:: Given task ::
Reproduce every line of the listing as written, apart from the pictures.

:: Recorded information ::
+ + + + +
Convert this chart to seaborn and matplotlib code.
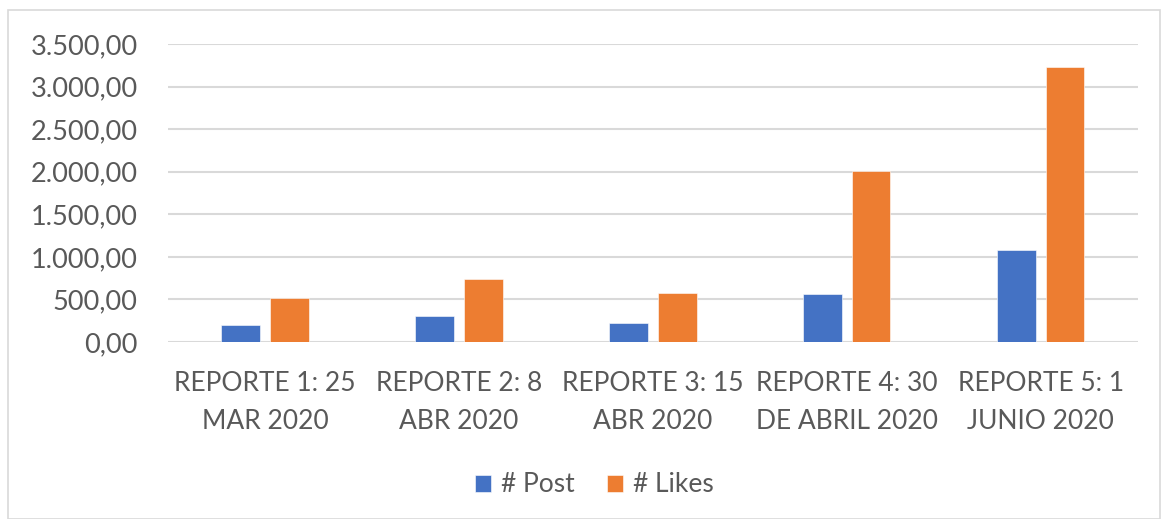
import pandas as pd
import seaborn as sns
import matplotlib.pyplot as plt
from matplotlib.ticker import FuncFormatter
from matplotlib.patches import Rectangle

# data
reportes = ['REPORTE 1: 25\nMAR 2020', 'REPORTE 2: 8\nABR 2020', 'REPORTE 3: 15\nABR 2020',
            'REPORTE 4: 30\nDE ABRIL 2020', 'REPORTE 5: 1\nJUNIO 2020']
posts = [200, 305, 225, 570, 1080]
likes = [515, 745, 577, 2005, 3232]

df = pd.DataFrame({'reporte': reportes * 2,
                   'valor': posts + likes,
                   'serie': ['# Post'] * 5 + ['# Likes'] * 5})

sns.set_style('white')
plt.rcParams['font.family'] = ['Lato', 'DejaVu Sans']

fig = plt.figure(figsize=(11.61, 5.19), dpi=100)
ax = fig.add_axes([0.1447, 0.341, 0.8353, 0.574])

sns.barplot(data=df, x='reporte', y='valor', hue='serie',
            palette=['#4472C4', '#ED7D31'], saturation=1, width=0.5, gap=0.2,
            edgecolor='white', linewidth=0.4, ax=ax, zorder=3)

ax.set_ylim(0, 3500)
ax.set_yticks(range(0, 3501, 500))
fmt = lambda v, p: f'{v:,.2f}'.replace(',', 'X').replace('.', ',').replace('X', '.')
ax.yaxis.set_major_formatter(FuncFormatter(fmt))
ax.grid(axis='y', color='#D9D9D9', linewidth=1.5, zorder=0)
for s in ax.spines.values():
    s.set_visible(False)
ax.tick_params(axis='y', length=0, pad=22, labelsize=19.5, labelcolor='#595959')
ax.tick_params(axis='x', length=0, pad=21, labelsize=19, labelcolor='#595959')
for t in ax.get_xticklabels():
    t.set_linespacing(1.62)
ax.set_xlabel('')
ax.set_ylabel('')

ax.get_legend().remove()
handles, labels = ax.get_legend_handles_labels()
leg = fig.legend(handles, labels, loc='center', bbox_to_anchor=(0.512, 1 - 485 / 519), ncol=2,
                 frameon=False, fontsize=19, handlelength=0.6, handleheight=0.6,
                 columnspacing=1.2, handletextpad=0.4)
for t in leg.get_texts():
    t.set_color('#595959')

fig.add_artist(Rectangle((8 / 1161, 0), 1 - 9 / 1161, 1 - 10 / 519, transform=fig.transFigure,
                         fill=False, edgecolor='#D9D9D9', linewidth=1.2))

fig.savefig('out.png', dpi=100)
+ + + + +
:: The response ::
Convert this chart to seaborn and matplotlib code.
import pandas as pd
import seaborn as sns
import matplotlib.pyplot as plt
from matplotlib.ticker import FuncFormatter
from matplotlib.patches import Rectangle

# data
reportes = ['REPORTE 1: 25\nMAR 2020', 'REPORTE 2: 8\nABR 2020', 'REPORTE 3: 15\nABR 2020',
            'REPORTE 4: 30\nDE ABRIL 2020', 'REPORTE 5: 1\nJUNIO 2020']
posts = [200, 305, 225, 570, 1080]
likes = [515, 745, 577, 2005, 3232]

df = pd.DataFrame({'reporte': reportes * 2,
                   'valor': posts + likes,
                   'serie': ['# Post'] * 5 + ['# Likes'] * 5})

sns.set_style('white')
plt.rcParams['font.family'] = ['Lato', 'DejaVu Sans']

fig = plt.figure(figsize=(11.61, 5.19), dpi=100)
ax = fig.add_axes([0.1447, 0.341, 0.8353, 0.574])

sns.barplot(data=df, x='reporte', y='valor', hue='serie',
            palette=['#4472C4', '#ED7D31'], saturation=1, width=0.5, gap=0.2,
            edgecolor='white', linewidth=0.4, ax=ax, zorder=3)

ax.set_ylim(0, 3500)
ax.set_yticks(range(0, 3501, 500))
fmt = lambda v, p: f'{v:,.2f}'.replace(',', 'X').replace('.', ',').replace('X', '.')
ax.yaxis.set_major_formatter(FuncFormatter(fmt))
ax.grid(axis='y', color='#D9D9D9', linewidth=1.5, zorder=0)
for s in ax.spines.values():
    s.set_visible(False)
ax.tick_params(axis='y', length=0, pad=22, labelsize=19.5, labelcolor='#595959')
ax.tick_params(axis='x', length=0, pad=21, labelsize=19, labelcolor='#595959')
for t in ax.get_xticklabels():
    t.set_linespacing(1.62)
ax.set_xlabel('')
ax.set_ylabel('')

ax.get_legend().remove()
handles, labels = ax.get_legend_handles_labels()
leg = fig.legend(handles, labels, loc='center', bbox_to_anchor=(0.512, 1 - 485 / 519), ncol=2,
                 frameon=False, fontsize=19, handlelength=0.6, handleheight=0.6,
                 columnspacing=1.2, handletextpad=0.4)
for t in leg.get_texts():
    t.set_color('#595959')

fig.add_artist(Rectangle((8 / 1161, 0), 1 - 9 / 1161, 1 - 10 / 519, transform=fig.transFigure,
                         fill=False, edgecolor='#D9D9D9', linewidth=1.2))

fig.savefig('out.png', dpi=100)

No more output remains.